Begin AVAILABLE DATA
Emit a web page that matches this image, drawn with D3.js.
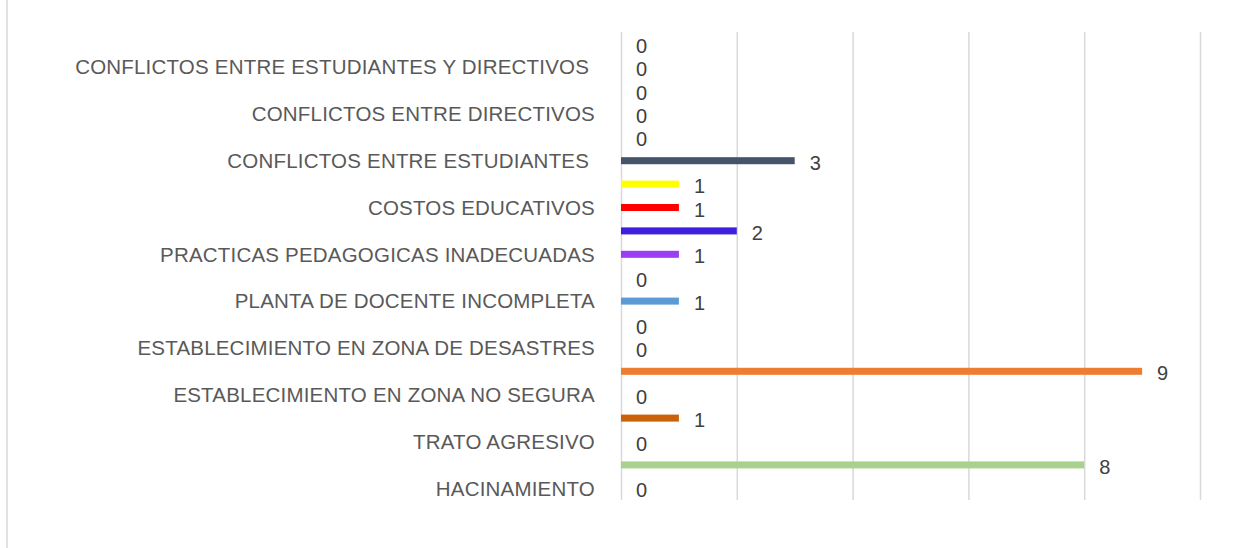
<!DOCTYPE html>
<html>
<head>
<meta charset="utf-8">
<script src="https://cdn.jsdelivr.net/npm/d3@7"></script>
<style>
  body { margin: 0; background: #fff; }
  svg { display: block; font-family: "Liberation Sans", Arial, sans-serif; }
  .catAxis text { fill: #595959; font-size: 20.5px; letter-spacing: 0.2px; white-space: pre; }
  .valueLabel { fill: #404040; font-size: 20px; }
</style>
</head>
<body>
<div class="chartBox"></div>
<script>
// shown category labels, one for every other slot (bottom to top)
const categories = [
  "HACINAMIENTO",
  "TRATO AGRESIVO",
  "ESTABLECIMIENTO EN ZONA NO SEGURA",
  "ESTABLECIMIENTO EN ZONA DE DESASTRES",
  "PLANTA DE DOCENTE INCOMPLETA",
  "PRACTICAS PEDAGOGICAS INADECUADAS",
  "COSTOS EDUCATIVOS",
  "CONFLICTOS ENTRE ESTUDIANTES ",
  "CONFLICTOS ENTRE DIRECTIVOS",
  "CONFLICTOS ENTRE ESTUDIANTES Y DIRECTIVOS "
];

// one value per slot, bottom to top
const values = [0, 8, 0, 1, 0, 9, 0, 0, 1, 0, 1, 2, 1, 1, 3, 0, 0, 0, 0, 0];

// bar colour per slot
const barColors = [
  "#A9D18E", "#A9D18E", "#C55A11", "#C96209", "#ED7D31", "#ED7D31",
  "#5B9BD5", "#5B9BD5", "#5B9BD5", "#9B3DF5", "#9B3DF5", "#3F1FDF",
  "#FF0000", "#FFFF00", "#44546A", "#44546A", "#44546A", "#44546A",
  "#44546A", "#44546A"
];

const gridTicks = [0, 2, 4, 6, 8, 10];

const width = 1235, height = 548;
const plot = { left: 621, right: 1200, top: 32, bottom: 500 };

const svg = d3.select(".chartBox").append("svg")
  .attr("width", width)
  .attr("height", height);

// left border of the chart frame
svg.append("line")
  .attr("x1", 7).attr("x2", 7)
  .attr("y1", 0).attr("y2", height)
  .attr("stroke", "#D9D9D9")
  .attr("stroke-width", 1.5);

const x = d3.scaleLinear()
  .domain([0, 10])
  .range([plot.left, plot.right]);

const slots = d3.range(values.length);
const y = d3.scaleBand()
  .domain(slots)
  .range([plot.bottom, plot.top])
  .paddingInner(0.7)
  .paddingOuter(0.35);

//vertical gridlines
const grid = svg.append("g")
  .attr("transform", `translate(0,${plot.bottom})`)
  .call(d3.axisBottom(x).tickValues(gridTicks).tickSize(-(plot.bottom - plot.top)).tickFormat(""));
grid.select(".domain").remove();
grid.selectAll(".tick line")
  .attr("stroke", "#D9D9D9")
  .attr("stroke-width", 1.5);

//category axis, labels on every other slot
const catAxis = svg.append("g")
  .attr("class", "catAxis")
  .attr("transform", `translate(${plot.left},0)`)
  .call(d3.axisLeft(y)
    .tickValues(slots.filter(d => d % 2 === 0))
    .tickFormat(d => categories[d / 2])
    .tickSize(0)
    .tickPadding(26));
catAxis.select(".domain").remove();
catAxis.selectAll("text").attr("font-size", null).attr("font-family", null).attr("dy", "0.36em");

//bars
svg.append("g")
  .selectAll("rect")
  .data(values)
  .join("rect")
    .attr("x", x(0))
    .attr("y", (d, i) => y(i))
    .attr("width", d => x(d) - x(0))
    .attr("height", y.bandwidth())
    .attr("fill", (d, i) => barColors[i]);

//value labels
svg.append("g")
  .selectAll("text")
  .data(values)
  .join("text")
    .attr("class", "valueLabel")
    .attr("x", d => x(d) + 15)
    .attr("y", (d, i) => y(i) + y.bandwidth() / 2 + 9)
    .text(d => d);
</script>
</body>
</html>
End AVAILABLE DATA
--- EXERCISE INSTRUCTIONS ---
Copy out the whole listing exactly, and don't carry over any pictures.

--- EXERCISE SOLUTION ---
Emit a web page that matches this image, drawn with D3.js.
<!DOCTYPE html>
<html>
<head>
<meta charset="utf-8">
<script src="https://cdn.jsdelivr.net/npm/d3@7"></script>
<style>
  body { margin: 0; background: #fff; }
  svg { display: block; font-family: "Liberation Sans", Arial, sans-serif; }
  .catAxis text { fill: #595959; font-size: 20.5px; letter-spacing: 0.2px; white-space: pre; }
  .valueLabel { fill: #404040; font-size: 20px; }
</style>
</head>
<body>
<div class="chartBox"></div>
<script>
// shown category labels, one for every other slot (bottom to top)
const categories = [
  "HACINAMIENTO",
  "TRATO AGRESIVO",
  "ESTABLECIMIENTO EN ZONA NO SEGURA",
  "ESTABLECIMIENTO EN ZONA DE DESASTRES",
  "PLANTA DE DOCENTE INCOMPLETA",
  "PRACTICAS PEDAGOGICAS INADECUADAS",
  "COSTOS EDUCATIVOS",
  "CONFLICTOS ENTRE ESTUDIANTES ",
  "CONFLICTOS ENTRE DIRECTIVOS",
  "CONFLICTOS ENTRE ESTUDIANTES Y DIRECTIVOS "
];

// one value per slot, bottom to top
const values = [0, 8, 0, 1, 0, 9, 0, 0, 1, 0, 1, 2, 1, 1, 3, 0, 0, 0, 0, 0];

// bar colour per slot
const barColors = [
  "#A9D18E", "#A9D18E", "#C55A11", "#C96209", "#ED7D31", "#ED7D31",
  "#5B9BD5", "#5B9BD5", "#5B9BD5", "#9B3DF5", "#9B3DF5", "#3F1FDF",
  "#FF0000", "#FFFF00", "#44546A", "#44546A", "#44546A", "#44546A",
  "#44546A", "#44546A"
];

const gridTicks = [0, 2, 4, 6, 8, 10];

const width = 1235, height = 548;
const plot = { left: 621, right: 1200, top: 32, bottom: 500 };

const svg = d3.select(".chartBox").append("svg")
  .attr("width", width)
  .attr("height", height);

// left border of the chart frame
svg.append("line")
  .attr("x1", 7).attr("x2", 7)
  .attr("y1", 0).attr("y2", height)
  .attr("stroke", "#D9D9D9")
  .attr("stroke-width", 1.5);

const x = d3.scaleLinear()
  .domain([0, 10])
  .range([plot.left, plot.right]);

const slots = d3.range(values.length);
const y = d3.scaleBand()
  .domain(slots)
  .range([plot.bottom, plot.top])
  .paddingInner(0.7)
  .paddingOuter(0.35);

//vertical gridlines
const grid = svg.append("g")
  .attr("transform", `translate(0,${plot.bottom})`)
  .call(d3.axisBottom(x).tickValues(gridTicks).tickSize(-(plot.bottom - plot.top)).tickFormat(""));
grid.select(".domain").remove();
grid.selectAll(".tick line")
  .attr("stroke", "#D9D9D9")
  .attr("stroke-width", 1.5);

//category axis, labels on every other slot
const catAxis = svg.append("g")
  .attr("class", "catAxis")
  .attr("transform", `translate(${plot.left},0)`)
  .call(d3.axisLeft(y)
    .tickValues(slots.filter(d => d % 2 === 0))
    .tickFormat(d => categories[d / 2])
    .tickSize(0)
    .tickPadding(26));
catAxis.select(".domain").remove();
catAxis.selectAll("text").attr("font-size", null).attr("font-family", null).attr("dy", "0.36em");

//bars
svg.append("g")
  .selectAll("rect")
  .data(values)
  .join("rect")
    .attr("x", x(0))
    .attr("y", (d, i) => y(i))
    .attr("width", d => x(d) - x(0))
    .attr("height", y.bandwidth())
    .attr("fill", (d, i) => barColors[i]);

//value labels
svg.append("g")
  .selectAll("text")
  .data(values)
  .join("text")
    .attr("class", "valueLabel")
    .attr("x", d => x(d) + 15)
    .attr("y", (d, i) => y(i) + y.bandwidth() / 2 + 9)
    .text(d => d);
</script>
</body>
</html>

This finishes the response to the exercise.